▸ **Goal**: Pictures stay out. Extract the lines below from the first one through the line with "iterations = list(range(1, 301))", both included.

== Recorded information ==

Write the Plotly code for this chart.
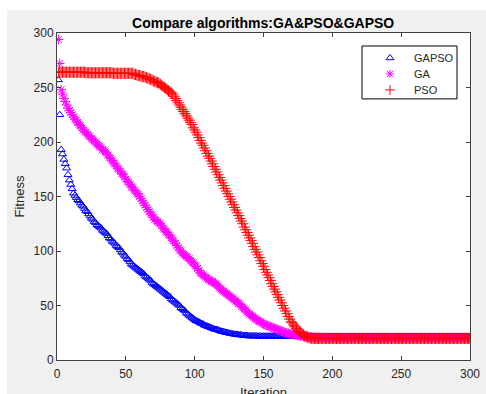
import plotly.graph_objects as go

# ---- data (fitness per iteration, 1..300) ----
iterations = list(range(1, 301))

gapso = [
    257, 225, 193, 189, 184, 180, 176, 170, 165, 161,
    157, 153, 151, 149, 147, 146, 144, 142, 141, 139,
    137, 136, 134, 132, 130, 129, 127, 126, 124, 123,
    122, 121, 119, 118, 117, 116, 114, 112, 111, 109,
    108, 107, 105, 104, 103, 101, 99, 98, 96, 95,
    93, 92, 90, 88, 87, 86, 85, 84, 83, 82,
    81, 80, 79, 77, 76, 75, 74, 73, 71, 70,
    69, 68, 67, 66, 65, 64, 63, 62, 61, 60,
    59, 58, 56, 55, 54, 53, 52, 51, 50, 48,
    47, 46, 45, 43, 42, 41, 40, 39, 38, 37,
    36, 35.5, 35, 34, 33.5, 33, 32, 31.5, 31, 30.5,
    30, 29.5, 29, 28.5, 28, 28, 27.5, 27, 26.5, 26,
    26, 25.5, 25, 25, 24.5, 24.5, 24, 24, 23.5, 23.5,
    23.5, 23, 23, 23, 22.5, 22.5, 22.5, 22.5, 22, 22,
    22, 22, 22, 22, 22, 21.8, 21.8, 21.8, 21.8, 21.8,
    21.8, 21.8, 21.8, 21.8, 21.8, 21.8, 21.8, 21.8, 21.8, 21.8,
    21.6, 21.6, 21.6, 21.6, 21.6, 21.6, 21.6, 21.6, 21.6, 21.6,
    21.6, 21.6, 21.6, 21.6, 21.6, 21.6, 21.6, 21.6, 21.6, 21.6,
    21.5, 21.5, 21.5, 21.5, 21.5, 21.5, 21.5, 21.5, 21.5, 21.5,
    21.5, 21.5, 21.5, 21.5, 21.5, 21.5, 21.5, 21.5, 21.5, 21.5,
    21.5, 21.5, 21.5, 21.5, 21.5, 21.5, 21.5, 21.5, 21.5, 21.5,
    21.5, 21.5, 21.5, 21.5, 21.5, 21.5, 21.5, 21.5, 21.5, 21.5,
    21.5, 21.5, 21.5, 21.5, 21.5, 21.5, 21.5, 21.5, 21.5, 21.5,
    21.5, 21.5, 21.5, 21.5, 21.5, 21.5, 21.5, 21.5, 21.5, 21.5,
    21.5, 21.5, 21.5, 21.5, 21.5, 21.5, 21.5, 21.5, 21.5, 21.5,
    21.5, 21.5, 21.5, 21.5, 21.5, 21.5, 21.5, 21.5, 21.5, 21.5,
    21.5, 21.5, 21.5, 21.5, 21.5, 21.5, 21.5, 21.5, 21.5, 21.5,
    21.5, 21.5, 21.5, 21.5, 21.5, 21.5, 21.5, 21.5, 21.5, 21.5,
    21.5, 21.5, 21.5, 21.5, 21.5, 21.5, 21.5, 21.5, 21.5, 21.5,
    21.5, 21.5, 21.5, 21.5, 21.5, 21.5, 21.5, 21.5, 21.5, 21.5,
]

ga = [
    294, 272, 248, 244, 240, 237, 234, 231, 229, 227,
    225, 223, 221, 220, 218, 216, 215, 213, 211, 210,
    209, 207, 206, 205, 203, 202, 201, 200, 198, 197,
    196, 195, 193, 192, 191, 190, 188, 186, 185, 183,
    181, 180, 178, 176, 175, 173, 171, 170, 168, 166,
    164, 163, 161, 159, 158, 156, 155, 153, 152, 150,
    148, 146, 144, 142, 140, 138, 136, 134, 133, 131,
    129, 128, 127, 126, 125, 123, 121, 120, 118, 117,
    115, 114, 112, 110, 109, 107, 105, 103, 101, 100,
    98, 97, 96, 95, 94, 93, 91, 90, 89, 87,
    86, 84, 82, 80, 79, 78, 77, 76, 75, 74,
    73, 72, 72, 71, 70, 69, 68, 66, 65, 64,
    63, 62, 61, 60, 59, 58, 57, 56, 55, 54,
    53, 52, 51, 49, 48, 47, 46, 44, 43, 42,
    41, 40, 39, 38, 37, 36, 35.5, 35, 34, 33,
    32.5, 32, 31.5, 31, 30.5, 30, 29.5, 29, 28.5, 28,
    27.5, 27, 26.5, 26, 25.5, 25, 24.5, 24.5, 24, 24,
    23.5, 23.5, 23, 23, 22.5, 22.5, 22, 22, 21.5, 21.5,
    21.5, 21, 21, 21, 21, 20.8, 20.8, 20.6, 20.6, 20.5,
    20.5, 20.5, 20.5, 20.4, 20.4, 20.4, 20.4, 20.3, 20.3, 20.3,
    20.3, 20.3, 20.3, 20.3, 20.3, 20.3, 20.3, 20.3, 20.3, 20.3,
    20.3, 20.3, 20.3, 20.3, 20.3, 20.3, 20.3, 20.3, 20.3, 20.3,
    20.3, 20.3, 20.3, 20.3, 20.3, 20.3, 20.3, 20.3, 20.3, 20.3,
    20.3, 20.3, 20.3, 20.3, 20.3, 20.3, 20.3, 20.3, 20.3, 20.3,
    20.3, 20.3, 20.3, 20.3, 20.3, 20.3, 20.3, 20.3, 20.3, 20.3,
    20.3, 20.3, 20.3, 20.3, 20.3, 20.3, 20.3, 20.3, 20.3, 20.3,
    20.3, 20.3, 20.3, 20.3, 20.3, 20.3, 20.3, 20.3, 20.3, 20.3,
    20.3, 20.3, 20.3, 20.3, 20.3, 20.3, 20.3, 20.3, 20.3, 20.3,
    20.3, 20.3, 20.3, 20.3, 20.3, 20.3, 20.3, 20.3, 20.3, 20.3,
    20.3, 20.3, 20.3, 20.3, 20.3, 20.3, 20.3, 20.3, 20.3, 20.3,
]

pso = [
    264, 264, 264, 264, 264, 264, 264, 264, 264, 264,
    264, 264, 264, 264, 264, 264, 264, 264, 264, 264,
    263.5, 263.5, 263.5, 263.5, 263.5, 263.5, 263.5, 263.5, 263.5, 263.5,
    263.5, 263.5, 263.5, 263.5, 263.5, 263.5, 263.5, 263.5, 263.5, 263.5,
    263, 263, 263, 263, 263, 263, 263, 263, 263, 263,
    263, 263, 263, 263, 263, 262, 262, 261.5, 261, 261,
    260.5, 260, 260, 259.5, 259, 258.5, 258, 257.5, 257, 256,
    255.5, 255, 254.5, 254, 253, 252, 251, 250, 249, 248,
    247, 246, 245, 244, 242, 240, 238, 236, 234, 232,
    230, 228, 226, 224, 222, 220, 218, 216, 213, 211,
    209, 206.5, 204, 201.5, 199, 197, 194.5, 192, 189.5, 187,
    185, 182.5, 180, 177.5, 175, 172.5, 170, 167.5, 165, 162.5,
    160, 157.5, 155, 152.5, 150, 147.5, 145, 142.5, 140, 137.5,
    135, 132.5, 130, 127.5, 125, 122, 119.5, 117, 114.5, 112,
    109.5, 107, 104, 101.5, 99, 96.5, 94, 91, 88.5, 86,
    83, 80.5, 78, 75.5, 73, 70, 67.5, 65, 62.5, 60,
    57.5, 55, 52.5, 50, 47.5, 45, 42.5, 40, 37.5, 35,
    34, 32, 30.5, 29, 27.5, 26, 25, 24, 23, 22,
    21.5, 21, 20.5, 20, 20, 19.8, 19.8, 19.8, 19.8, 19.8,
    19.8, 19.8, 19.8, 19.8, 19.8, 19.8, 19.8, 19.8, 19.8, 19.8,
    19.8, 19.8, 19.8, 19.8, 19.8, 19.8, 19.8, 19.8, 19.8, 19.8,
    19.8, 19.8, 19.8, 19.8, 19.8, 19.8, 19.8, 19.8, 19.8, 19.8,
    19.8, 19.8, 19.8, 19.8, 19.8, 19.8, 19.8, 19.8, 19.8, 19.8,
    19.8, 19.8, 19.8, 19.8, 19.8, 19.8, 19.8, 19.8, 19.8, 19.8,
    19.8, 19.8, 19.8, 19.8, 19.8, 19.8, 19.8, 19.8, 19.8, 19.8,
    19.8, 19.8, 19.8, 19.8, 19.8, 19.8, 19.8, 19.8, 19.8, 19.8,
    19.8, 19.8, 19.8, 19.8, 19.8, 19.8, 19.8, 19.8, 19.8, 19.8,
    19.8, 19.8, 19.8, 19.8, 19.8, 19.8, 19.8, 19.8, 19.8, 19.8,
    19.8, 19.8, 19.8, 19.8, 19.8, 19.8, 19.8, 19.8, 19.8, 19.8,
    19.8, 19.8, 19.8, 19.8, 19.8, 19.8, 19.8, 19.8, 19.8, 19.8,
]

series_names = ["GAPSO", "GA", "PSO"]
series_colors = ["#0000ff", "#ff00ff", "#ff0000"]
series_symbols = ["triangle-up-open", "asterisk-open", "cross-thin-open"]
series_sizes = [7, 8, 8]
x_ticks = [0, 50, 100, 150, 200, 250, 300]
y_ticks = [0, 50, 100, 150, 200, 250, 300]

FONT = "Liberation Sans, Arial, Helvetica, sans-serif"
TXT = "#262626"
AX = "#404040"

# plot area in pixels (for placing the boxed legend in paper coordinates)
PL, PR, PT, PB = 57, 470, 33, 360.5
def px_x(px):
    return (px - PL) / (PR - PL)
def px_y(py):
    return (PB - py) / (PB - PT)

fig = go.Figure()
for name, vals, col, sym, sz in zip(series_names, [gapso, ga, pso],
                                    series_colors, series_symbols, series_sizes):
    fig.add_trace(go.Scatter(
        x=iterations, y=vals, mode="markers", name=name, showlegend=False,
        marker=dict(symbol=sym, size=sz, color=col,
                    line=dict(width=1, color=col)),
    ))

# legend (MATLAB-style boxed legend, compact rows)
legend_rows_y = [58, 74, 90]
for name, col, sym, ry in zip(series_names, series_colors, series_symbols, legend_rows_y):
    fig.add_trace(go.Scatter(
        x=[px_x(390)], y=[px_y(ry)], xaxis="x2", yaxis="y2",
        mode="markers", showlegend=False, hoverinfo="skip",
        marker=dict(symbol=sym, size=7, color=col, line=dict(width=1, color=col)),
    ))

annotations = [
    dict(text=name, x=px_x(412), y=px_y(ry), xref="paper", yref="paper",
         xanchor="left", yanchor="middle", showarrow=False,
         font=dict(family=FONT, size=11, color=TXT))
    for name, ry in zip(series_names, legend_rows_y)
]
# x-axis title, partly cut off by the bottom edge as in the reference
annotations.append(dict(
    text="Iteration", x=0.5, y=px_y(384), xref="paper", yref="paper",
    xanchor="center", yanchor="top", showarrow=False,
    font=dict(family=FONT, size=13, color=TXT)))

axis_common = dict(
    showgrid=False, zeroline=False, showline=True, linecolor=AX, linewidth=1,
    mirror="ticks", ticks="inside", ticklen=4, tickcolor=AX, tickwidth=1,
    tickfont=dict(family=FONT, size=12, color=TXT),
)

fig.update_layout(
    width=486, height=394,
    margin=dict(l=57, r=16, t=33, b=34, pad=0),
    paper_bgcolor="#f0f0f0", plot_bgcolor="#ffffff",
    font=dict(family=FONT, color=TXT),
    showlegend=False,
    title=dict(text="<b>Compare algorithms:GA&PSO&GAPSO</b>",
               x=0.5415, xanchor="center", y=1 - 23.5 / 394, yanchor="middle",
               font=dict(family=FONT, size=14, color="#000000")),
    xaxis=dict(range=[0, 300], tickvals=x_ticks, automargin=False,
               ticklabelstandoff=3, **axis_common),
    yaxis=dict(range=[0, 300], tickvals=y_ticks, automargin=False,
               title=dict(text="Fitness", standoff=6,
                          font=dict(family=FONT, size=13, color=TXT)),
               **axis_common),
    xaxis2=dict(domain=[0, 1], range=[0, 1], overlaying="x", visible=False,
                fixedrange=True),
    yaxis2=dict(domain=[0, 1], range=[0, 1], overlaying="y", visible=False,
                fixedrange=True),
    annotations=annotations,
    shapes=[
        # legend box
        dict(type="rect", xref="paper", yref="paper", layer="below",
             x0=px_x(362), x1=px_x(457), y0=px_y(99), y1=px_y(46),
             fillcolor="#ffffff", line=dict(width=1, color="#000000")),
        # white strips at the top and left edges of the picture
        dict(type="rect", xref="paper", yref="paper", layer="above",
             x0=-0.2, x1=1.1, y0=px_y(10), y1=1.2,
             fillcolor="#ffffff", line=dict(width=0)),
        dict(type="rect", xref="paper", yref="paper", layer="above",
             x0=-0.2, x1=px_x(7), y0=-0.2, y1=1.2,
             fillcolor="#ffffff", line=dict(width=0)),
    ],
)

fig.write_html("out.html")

===

▸ **Reply to the exercise**:
Write the Plotly code for this chart.
import plotly.graph_objects as go

# ---- data (fitness per iteration, 1..300) ----
iterations = list(range(1, 301))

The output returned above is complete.